As for the switching, for the plate I would suggest that you put the highest value of resistor fixed in the circuit, then use a switch to add more in parallel. So a 470K fixed, then parallel in another 470K to give you 235K, then a 220K to give you about 113K. This will avoid floating the plate during switching. Depending on what you plan to do in the cathode you could likely do something similar.
 
Thanks for the links, I'll check them out tonight!
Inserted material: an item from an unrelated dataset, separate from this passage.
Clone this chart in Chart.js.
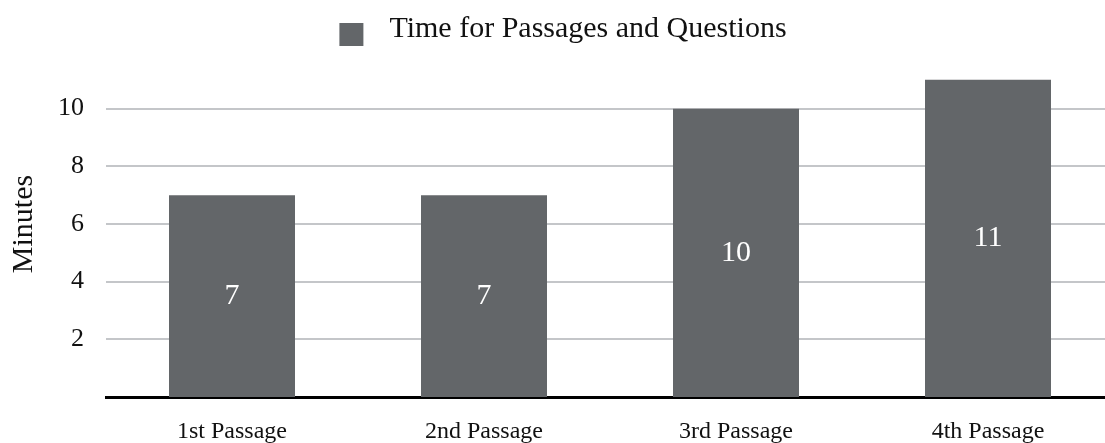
<!DOCTYPE html>
<html>
<head>
<meta charset="utf-8">
<script src="https://cdn.jsdelivr.net/npm/chart.js@4"></script>
<style>
  html, body { margin: 0; padding: 0; background: #fff; overflow: hidden; }
  #wrap { width: 1114px; height: 443px; }
</style>
</head>
<body>
<div id="wrap"><canvas id="chart" width="1114" height="443"></canvas></div>
<script>
const categories = ["1st Passage", "2nd Passage", "3rd Passage", "4th Passage"];
const minutes = [7, 7, 10, 11];
const seriesLabel = "Time for Passages and Questions";
const yTicks = [2, 4, 6, 8, 10];

const FONT = "'Liberation Serif', 'DejaVu Serif', serif";
const BAR_COLOR = "#636669";
const GRID_COLOR = "#c4c6c9";

// legend drawn by hand so the square sits a little low, like the original
const topLegend = {
  id: "topLegend",
  afterDraw(chart) {
    const ctx = chart.ctx;
    const label = chart.data.datasets[0].label;
    ctx.save();
    ctx.font = "30px " + FONT;
    const textW = ctx.measureText(label).width;
    const box = 24;
    const gap = 26;
    const total = box + gap + textW;
    const x0 = chart.width / 2 + 6 - total / 2;
    ctx.fillStyle = chart.data.datasets[0].backgroundColor;
    ctx.fillRect(x0, 23, box, 23);
    ctx.fillStyle = "#111";
    ctx.textBaseline = "alphabetic";
    ctx.textAlign = "left";
    ctx.fillText(label, x0 + box + gap, 37);
    ctx.restore();
  }
};

// white value labels inside each bar
const barValues = {
  id: "barValues",
  afterDatasetsDraw(chart) {
    const ctx = chart.ctx;
    const meta = chart.getDatasetMeta(0);
    const yScale = chart.scales.y;
    ctx.save();
    ctx.font = "30px " + FONT;
    ctx.fillStyle = "#fff";
    ctx.textAlign = "center";
    ctx.textBaseline = "middle";
    meta.data.forEach((bar, i) => {
      const v = chart.data.datasets[0].data[i];
      ctx.fillText(String(v), bar.x, yScale.getPixelForValue(v / 2));
    });
    ctx.restore();
  }
};

new Chart(document.getElementById("chart"), {
  type: "bar",
  data: {
    labels: categories,
    datasets: [{
      label: seriesLabel,
      data: minutes,
      backgroundColor: BAR_COLOR,
      borderWidth: 0,
      categoryPercentage: 1,
      barPercentage: 0.5
    }]
  },
  options: {
    responsive: false,
    animation: false,
    layout: { padding: { top: 51, right: 0, left: 0, bottom: 0 } },
    plugins: {
      legend: { display: false },
      tooltip: { enabled: false }
    },
    scales: {
      x: {
        grid: { display: false, drawTicks: false },
        border: { display: true, color: "#000", width: 3 },
        ticks: {
          color: "#111",
          font: { family: FONT, size: 24 },
          padding: 20,
          maxRotation: 0
        },
        afterFit(scale) { scale.height = 46; }
      },
      y: {
        min: 0,
        max: 12,
        afterBuildTicks(scale) {
          scale.ticks = yTicks.map(v => ({ value: v }));
        },
        grid: { color: GRID_COLOR, lineWidth: 2, drawTicks: false },
        border: { display: false },
        ticks: {
          color: "#111",
          font: { family: FONT, size: 26 },
          padding: 22
        },
        title: {
          display: true,
          text: "Minutes",
          color: "#111",
          font: { family: FONT, size: 30 },
          padding: { top: 6, bottom: 0 }
        },
        afterFit(scale) { scale.width = 106; }
      }
    }
  },
  plugins: [topLegend, barValues]
});
</script>
</body>
</html>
In regards to the switching, that is a great point you make. I had considered leaving the 100k as permanent and just adding the resistance in series. However as you mentioned there is that moment during switching where it would become open circuit and no doubt have a little bounce as well. I appreciate that tip. As for the Cathode resistor, I hadn't planned to do much there, but maybe while I'm doing the mod I might as well pick some values to tinker with there also. Maybe 820R, 1K, 1.5k, and 1.8k ish values.
 
Yeah, changing Rk alone won't do a whole lot until you get to high values like 33k that will be bossing very close to cutoff. This decreases gain and gives smooth distortion with compression. I would suggest switching in some series RC's in parallel with Rk, for stepped shelf filtering. But really, I would just bypass Rk with 1uF and see how it sounds.
 
Hi Dave, I've been flat out and haven't had a chance sadly. Hoping I get a chance soon. Interestingly though I've bought an 8280 off eBay, which sounds like it has a dodgy jack, and a dead tube. It will be another nice little project. I think If it all works out I'll hang onto that one for awhile and move some of the smaller ones on.